The recipe I use is from ‘Wild Food’ by Roger Phillips – a real treasure. I can never enthuse about this book enough. Fresh made stinging nettle soup has a deep and layered, yet delicate, flavour. The taste of nettle soup varies considerably depending on the ‘terroir’ of the nettles, how warm the weather is and what stage of growth of the plant. Sometimes it has a gamey flavour and sometimes the active constituents provide a fizzy soup that is most unusual! There’s something intensely green tasting about the soup, you can feel it doing you good (a serotonin hit).
Collected nettle soup ingredients
To make delicious nettle soup, all you need is a bagful of nettle leaves, about the size of a football, for four people. Also:
- 1 large onion and garlic cloves to taste
- 2 or 3 potatoes
- olive oil, salt and pepper
- some stock or a stock cube (chicken or vegetable)
- cream to taste
Firstly prepare the nettles. Wash and drain them. Trim the stems out of the nettles you have picked, leaving just the fresh, young leaves. Go through them carefully separating stalk from fresh leaf and discarding any discoloured or dubious looking leaf. You can do this easily by picking up the nettle tops by the main stalk, compressing the leaf stalks together with your fingers and cutting across the tops with scissors. If you are worried about being stung – wear some gloves.

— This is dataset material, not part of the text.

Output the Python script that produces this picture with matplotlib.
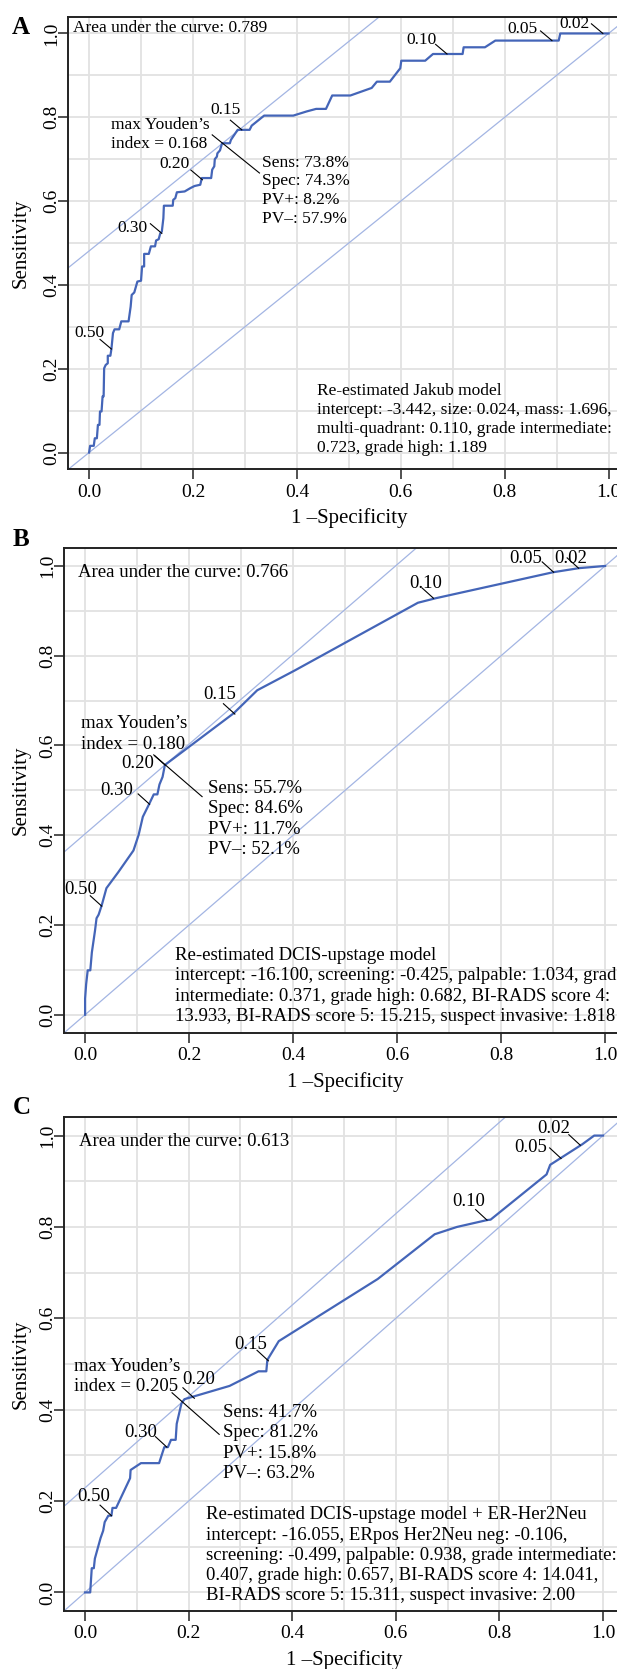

Then chop up the potatoes, onion and garlic and sauté them in a 2 litre saucepan with a splash of olive oil and a bit of butter to taste. When the onion starts to soften and the potato is forming a slight crust, drop in the nettles and give them a quick whisk around with a spatula. Then add a litre of boiled water and your stock. Stir it all up and let it bubble for about 12 minutes, or until the potato is soft.

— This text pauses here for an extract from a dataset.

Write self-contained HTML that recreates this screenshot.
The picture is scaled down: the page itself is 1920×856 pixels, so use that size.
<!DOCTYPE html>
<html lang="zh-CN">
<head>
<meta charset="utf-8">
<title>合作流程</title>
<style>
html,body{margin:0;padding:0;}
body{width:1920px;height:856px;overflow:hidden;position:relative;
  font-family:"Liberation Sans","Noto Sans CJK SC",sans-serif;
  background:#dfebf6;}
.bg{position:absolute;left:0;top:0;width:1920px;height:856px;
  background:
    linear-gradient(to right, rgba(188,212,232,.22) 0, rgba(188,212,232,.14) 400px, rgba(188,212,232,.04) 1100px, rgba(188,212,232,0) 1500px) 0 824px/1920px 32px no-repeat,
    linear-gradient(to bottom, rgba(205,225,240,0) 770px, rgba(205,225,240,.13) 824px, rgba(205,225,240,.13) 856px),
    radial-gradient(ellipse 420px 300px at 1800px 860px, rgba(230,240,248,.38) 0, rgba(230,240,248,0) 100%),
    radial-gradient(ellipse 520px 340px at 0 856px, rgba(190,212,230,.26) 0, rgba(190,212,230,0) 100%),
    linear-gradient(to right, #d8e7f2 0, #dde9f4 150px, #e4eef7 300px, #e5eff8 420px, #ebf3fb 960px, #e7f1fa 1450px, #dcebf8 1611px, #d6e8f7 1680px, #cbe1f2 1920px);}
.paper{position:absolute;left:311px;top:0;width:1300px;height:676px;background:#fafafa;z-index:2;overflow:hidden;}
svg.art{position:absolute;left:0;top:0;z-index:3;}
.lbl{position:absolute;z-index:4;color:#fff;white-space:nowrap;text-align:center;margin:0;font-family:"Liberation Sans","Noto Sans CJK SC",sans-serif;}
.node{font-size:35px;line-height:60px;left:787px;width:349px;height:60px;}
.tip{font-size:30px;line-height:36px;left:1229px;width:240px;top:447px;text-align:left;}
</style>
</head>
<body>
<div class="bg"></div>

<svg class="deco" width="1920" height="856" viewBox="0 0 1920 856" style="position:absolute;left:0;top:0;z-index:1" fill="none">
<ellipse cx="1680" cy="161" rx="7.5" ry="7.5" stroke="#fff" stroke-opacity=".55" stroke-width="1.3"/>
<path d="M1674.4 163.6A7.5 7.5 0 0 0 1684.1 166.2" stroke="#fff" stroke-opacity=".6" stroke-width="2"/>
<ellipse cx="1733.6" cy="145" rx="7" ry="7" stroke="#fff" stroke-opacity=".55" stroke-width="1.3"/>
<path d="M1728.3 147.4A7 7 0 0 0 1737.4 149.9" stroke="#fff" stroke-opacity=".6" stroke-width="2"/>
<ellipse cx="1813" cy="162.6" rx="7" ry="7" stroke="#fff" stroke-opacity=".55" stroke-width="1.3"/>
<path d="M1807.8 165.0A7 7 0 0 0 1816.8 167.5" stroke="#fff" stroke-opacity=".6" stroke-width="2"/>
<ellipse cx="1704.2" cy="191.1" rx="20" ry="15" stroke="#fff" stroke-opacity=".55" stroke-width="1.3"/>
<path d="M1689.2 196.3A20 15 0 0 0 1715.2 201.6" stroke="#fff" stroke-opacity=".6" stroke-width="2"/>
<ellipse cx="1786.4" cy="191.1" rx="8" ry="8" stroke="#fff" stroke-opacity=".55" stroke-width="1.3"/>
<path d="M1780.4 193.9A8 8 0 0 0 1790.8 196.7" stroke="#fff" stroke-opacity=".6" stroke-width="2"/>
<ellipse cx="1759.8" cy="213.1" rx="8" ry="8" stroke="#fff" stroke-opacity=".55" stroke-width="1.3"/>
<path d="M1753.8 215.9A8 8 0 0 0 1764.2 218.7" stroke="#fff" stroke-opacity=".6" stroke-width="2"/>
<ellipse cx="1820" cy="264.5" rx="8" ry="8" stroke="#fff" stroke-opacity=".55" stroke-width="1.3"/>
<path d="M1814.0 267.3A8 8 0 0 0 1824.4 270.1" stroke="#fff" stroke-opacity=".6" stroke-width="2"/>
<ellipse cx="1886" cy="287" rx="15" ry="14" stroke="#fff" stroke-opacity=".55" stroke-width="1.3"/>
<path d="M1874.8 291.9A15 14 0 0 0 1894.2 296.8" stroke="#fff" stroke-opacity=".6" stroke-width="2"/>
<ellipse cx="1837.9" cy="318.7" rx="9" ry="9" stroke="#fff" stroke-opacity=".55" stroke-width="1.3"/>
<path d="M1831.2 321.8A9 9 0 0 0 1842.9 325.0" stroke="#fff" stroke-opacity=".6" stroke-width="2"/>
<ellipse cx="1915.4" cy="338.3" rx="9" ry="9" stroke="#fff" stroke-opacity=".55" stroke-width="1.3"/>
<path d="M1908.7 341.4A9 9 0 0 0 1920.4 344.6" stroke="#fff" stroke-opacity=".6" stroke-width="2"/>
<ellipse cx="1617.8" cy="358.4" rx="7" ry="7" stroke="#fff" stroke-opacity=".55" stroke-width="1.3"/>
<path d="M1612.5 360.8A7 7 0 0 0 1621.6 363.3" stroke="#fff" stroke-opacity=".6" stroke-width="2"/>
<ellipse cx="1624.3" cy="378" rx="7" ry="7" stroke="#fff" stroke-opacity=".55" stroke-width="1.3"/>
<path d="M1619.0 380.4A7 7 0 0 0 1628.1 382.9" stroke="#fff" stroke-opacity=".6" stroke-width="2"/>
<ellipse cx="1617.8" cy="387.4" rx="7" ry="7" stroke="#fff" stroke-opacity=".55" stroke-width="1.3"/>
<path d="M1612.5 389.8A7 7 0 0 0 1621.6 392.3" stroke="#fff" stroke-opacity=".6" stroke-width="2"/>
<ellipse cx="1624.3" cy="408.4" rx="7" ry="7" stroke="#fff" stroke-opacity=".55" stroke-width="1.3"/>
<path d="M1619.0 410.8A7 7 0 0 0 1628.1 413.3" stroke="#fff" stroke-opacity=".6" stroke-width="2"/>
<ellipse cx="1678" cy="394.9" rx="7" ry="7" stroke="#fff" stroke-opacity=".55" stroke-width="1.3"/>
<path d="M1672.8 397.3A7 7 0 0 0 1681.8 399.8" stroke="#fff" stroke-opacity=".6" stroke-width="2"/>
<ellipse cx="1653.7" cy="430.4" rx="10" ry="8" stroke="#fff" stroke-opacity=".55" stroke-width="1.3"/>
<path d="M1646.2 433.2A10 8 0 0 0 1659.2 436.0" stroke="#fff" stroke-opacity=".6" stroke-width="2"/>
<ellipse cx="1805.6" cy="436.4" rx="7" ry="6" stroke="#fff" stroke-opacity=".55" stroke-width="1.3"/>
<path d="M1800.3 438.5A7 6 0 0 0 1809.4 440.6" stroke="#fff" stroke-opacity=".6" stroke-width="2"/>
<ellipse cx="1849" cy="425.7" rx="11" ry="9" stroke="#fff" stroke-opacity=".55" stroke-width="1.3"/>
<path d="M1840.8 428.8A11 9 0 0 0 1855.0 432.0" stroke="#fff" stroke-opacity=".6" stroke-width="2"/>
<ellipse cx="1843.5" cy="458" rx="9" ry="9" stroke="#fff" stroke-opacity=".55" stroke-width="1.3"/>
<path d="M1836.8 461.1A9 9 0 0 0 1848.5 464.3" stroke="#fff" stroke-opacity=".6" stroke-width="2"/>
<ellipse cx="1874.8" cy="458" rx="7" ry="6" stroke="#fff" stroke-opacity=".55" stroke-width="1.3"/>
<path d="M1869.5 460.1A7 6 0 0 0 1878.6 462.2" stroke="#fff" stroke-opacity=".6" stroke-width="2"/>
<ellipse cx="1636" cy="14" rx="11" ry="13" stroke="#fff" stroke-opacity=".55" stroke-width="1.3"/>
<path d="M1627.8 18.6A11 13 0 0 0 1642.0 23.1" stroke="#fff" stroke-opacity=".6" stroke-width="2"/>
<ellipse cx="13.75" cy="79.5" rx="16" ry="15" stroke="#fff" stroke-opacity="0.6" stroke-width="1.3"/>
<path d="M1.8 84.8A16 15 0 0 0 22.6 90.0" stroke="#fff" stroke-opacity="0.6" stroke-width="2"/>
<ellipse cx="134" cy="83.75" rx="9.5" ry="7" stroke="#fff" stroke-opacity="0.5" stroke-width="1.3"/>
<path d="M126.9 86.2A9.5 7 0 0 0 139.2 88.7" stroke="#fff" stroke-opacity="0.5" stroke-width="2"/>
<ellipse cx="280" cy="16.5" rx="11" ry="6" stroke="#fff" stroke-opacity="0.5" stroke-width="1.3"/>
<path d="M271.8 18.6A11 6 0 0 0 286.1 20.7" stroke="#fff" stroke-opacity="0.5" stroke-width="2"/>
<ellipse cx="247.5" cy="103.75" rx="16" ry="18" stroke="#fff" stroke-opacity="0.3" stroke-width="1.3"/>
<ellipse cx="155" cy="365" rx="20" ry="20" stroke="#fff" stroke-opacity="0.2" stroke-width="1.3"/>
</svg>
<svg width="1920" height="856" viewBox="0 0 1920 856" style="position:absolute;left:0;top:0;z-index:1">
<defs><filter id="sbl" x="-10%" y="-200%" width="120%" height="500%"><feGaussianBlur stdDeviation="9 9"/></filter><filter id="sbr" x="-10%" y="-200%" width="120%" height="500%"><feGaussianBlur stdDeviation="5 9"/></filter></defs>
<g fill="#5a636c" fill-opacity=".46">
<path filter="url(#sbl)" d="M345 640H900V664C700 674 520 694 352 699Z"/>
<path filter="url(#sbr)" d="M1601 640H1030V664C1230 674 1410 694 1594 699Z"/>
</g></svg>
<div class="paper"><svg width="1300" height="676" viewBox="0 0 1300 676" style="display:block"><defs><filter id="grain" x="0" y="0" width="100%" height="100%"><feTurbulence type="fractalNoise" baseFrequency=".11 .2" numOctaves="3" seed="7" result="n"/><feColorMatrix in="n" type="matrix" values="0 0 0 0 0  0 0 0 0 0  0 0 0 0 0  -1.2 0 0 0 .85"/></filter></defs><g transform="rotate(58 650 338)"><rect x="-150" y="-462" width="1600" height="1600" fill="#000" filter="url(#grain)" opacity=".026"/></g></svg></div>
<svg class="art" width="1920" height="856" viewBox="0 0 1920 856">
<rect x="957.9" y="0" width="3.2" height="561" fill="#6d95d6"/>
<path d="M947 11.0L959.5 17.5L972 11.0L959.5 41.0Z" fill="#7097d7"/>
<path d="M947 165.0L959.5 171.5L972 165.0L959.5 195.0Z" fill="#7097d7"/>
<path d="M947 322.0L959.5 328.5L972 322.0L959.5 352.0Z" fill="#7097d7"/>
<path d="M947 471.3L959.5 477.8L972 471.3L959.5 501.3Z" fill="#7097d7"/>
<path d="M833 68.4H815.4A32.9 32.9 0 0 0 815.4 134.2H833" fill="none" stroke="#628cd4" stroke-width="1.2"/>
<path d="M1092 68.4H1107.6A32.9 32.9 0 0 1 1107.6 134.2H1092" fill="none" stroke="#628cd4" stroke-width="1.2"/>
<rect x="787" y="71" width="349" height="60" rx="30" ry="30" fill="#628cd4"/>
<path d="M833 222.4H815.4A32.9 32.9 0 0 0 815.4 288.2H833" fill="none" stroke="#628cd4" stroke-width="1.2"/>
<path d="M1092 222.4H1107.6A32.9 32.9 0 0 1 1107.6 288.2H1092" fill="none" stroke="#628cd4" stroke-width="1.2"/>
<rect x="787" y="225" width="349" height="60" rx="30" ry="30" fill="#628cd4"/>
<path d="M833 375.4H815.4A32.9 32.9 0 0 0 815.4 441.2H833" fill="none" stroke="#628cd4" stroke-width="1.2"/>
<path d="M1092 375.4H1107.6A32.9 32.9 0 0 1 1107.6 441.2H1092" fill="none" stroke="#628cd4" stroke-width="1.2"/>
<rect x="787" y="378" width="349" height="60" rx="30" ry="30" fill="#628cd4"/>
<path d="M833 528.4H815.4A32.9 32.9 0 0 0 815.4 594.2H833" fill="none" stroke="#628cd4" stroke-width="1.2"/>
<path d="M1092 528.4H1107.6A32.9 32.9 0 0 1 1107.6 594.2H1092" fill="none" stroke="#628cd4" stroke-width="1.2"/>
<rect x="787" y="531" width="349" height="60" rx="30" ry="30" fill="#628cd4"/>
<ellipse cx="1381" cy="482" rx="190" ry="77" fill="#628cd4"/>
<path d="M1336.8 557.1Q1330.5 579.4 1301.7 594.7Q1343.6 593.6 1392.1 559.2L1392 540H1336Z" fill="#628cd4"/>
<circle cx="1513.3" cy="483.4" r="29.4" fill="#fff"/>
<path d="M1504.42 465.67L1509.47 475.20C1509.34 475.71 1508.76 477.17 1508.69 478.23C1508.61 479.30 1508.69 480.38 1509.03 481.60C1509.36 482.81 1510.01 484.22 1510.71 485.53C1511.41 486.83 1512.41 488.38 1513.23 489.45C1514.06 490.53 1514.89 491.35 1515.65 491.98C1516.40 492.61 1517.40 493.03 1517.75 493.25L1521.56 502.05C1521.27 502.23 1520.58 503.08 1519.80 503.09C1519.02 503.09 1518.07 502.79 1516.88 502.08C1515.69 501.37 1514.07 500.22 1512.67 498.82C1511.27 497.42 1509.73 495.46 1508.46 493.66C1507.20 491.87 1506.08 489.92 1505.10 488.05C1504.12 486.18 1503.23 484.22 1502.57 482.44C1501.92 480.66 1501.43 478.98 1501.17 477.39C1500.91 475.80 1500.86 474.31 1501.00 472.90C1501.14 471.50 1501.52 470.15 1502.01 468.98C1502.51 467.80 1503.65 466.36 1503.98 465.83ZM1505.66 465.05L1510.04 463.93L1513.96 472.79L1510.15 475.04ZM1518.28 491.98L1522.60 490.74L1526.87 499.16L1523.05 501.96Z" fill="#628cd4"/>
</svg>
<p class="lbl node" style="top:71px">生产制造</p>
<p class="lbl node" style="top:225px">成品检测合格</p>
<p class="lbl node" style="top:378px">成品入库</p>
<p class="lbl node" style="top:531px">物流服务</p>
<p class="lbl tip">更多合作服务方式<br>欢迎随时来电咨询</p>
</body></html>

Put it through a liquidiser once it has cooled, then return to the pan to warm it when you are ready to serve. To serve, pour the soup into a bowl and add some cream. Swirl the cream around with the back of a spoon to make an interesting shape. Add salt and pepper to taste. Roger Phillips suggests serving this soup with butter-made croutons although I prefer it without. It is also nice with a drop of wine.
Nettles are at their best in the spring and become inedible after June as the leaves become brittle, so you may want to store some. Nettle soup freezes very well, but leave out the cream as this is best added as a fresh ingredient. Used fruit-juice cartons, with screw caps are an ideal way to freeze nettle, or other soups, provided you can get the soup into the top. To do this I usually cut the top off a plastic drinks bottle and invert it as a funnel so that the still slightly warm nettle soup pour into the carton more easily. Leave a space in the top as the nettle soup will expand slightly as it freezes. Store the carton upright if there is room in case your deep freeze accidentally defrosts.